Identify each line holding the string "with" and copy it.

▬▬▬▬▬▬▬▬▬▬

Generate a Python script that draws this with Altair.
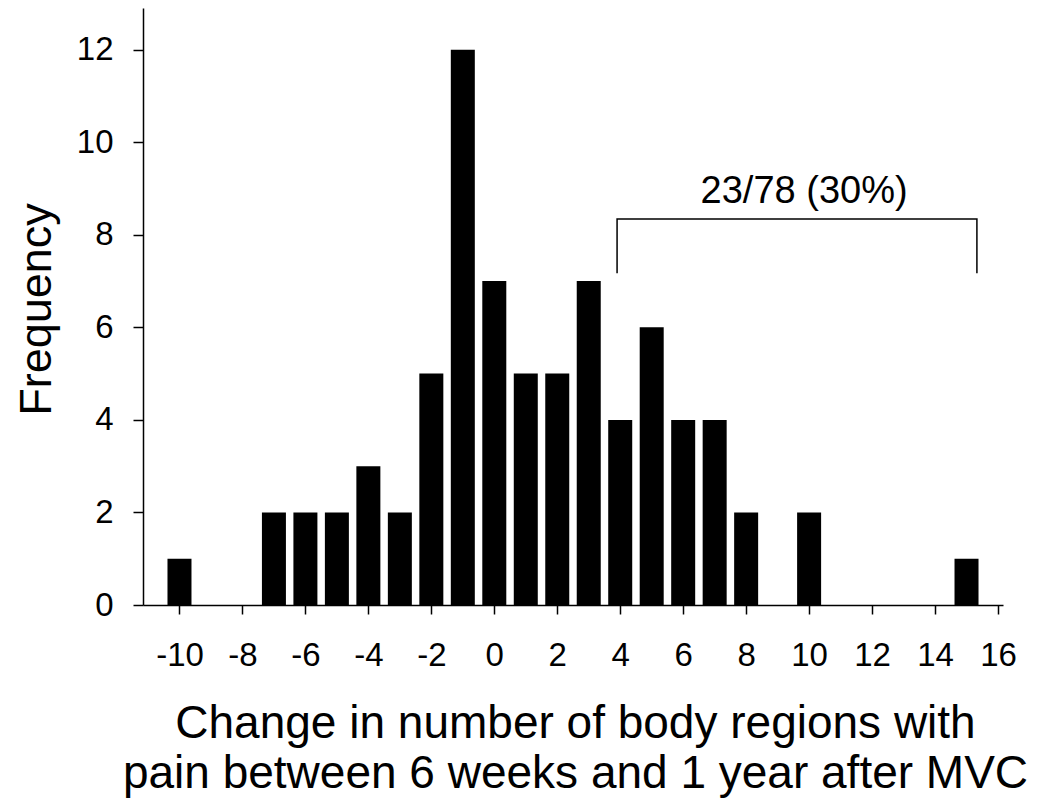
import altair as alt
import pandas as pd

# Histogram values
change = [-10, -7, -6, -5, -4, -3, -2, -1, 0, 1, 2, 3, 4, 5, 6, 7, 8, 10, 15]
frequency = [1, 2, 2, 2, 3, 2, 5, 12, 7, 5, 5, 7, 4, 6, 4, 4, 2, 2, 1]
x_ticks = list(range(-10, 17, 2))
y_ticks = list(range(0, 13, 2))

# Bracket annotation (data coordinates)
bracket_x = [3.9, 3.9, 15.33, 15.33]
bracket_y = [7.17, 8.34, 8.34, 7.17]
bracket_order = [0, 1, 2, 3]
label_text = ["23/78 (30%)"]
label_x = [9.84]
label_y = [8.69]

x_title = ["Change in number of body regions with",
           "pain between 6 weeks and 1 year after MVC"]
y_title = "Frequency"

FONT = "Liberation Sans"

bars_df = pd.DataFrame({"x": change, "y": frequency})
bracket_df = pd.DataFrame({"x": bracket_x, "y": bracket_y, "o": bracket_order})
label_df = pd.DataFrame({"x": label_x, "y": label_y, "t": label_text})

x_scale = alt.Scale(domain=[-11, 16], nice=False, zero=False)
y_scale = alt.Scale(domain=[0, 12.9], nice=False, zero=True)

x_axis = alt.Axis(
    values=x_ticks, title=x_title, labelExpr="'' + datum.value",
    grid=False, labelFlush=False, labelOverlap=False, labelBound=False,
    labelFont=FONT, labelFontSize=33, labelColor="black", labelPadding=25,
    tickSize=9, tickColor="black", tickWidth=1.5,
    domainColor="black", domainWidth=1.5,
    titleFont=FONT, titleFontSize=46, titleFontWeight="normal", titleColor="black",
    titleBaseline="alphabetic", titleAlign="center", titleX=432, titleY=132,
    titleLineHeight=50,
)
y_axis = alt.Axis(
    values=y_ticks, title=y_title, grid=False, labelFlush=False,
    labelOverlap=False, labelBound=False,
    labelFont=FONT, labelFontSize=33, labelColor="black", labelPadding=20,
    tickSize=10, tickColor="black", tickWidth=1.5,
    domainColor="black", domainWidth=1.5,
    titleFont=FONT, titleFontSize=45, titleFontWeight="normal", titleColor="black",
    titleAngle=270, titleBaseline="alphabetic", titleAlign="center",
    titleX=-93, titleY=301,
)

bars = alt.Chart(bars_df).mark_bar(size=24, color="black").encode(
    x=alt.X("x:Q", scale=x_scale, axis=x_axis),
    y=alt.Y("y:Q", scale=y_scale, axis=y_axis),
)

bracket = alt.Chart(bracket_df).mark_line(color="black", strokeWidth=1.5).encode(
    x=alt.X("x:Q", scale=x_scale, axis=x_axis),
    y=alt.Y("y:Q", scale=y_scale, axis=y_axis),
    order="o:Q",
)

label = alt.Chart(label_df).mark_text(
    font=FONT, fontSize=38, color="black", align="center", baseline="alphabetic"
).encode(
    x=alt.X("x:Q", scale=x_scale, axis=x_axis),
    y=alt.Y("y:Q", scale=y_scale, axis=y_axis),
    text="t:N",
)

chart = alt.layer(bars, bracket, label).properties(
    width=860,
    height=597,
    autosize=alt.AutoSizeParams(type="none"),
    padding={"left": 135, "top": 0, "right": 39, "bottom": 193},
    background="white",
).configure_view(strokeWidth=0)

chart.save("out.html", embed_options={"renderer": "svg", "actions": False})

▬▬▬▬▬▬▬▬▬▬

### Response to the task:
Generate a Python script that draws this with Altair.
x_title = ["Change in number of body regions with",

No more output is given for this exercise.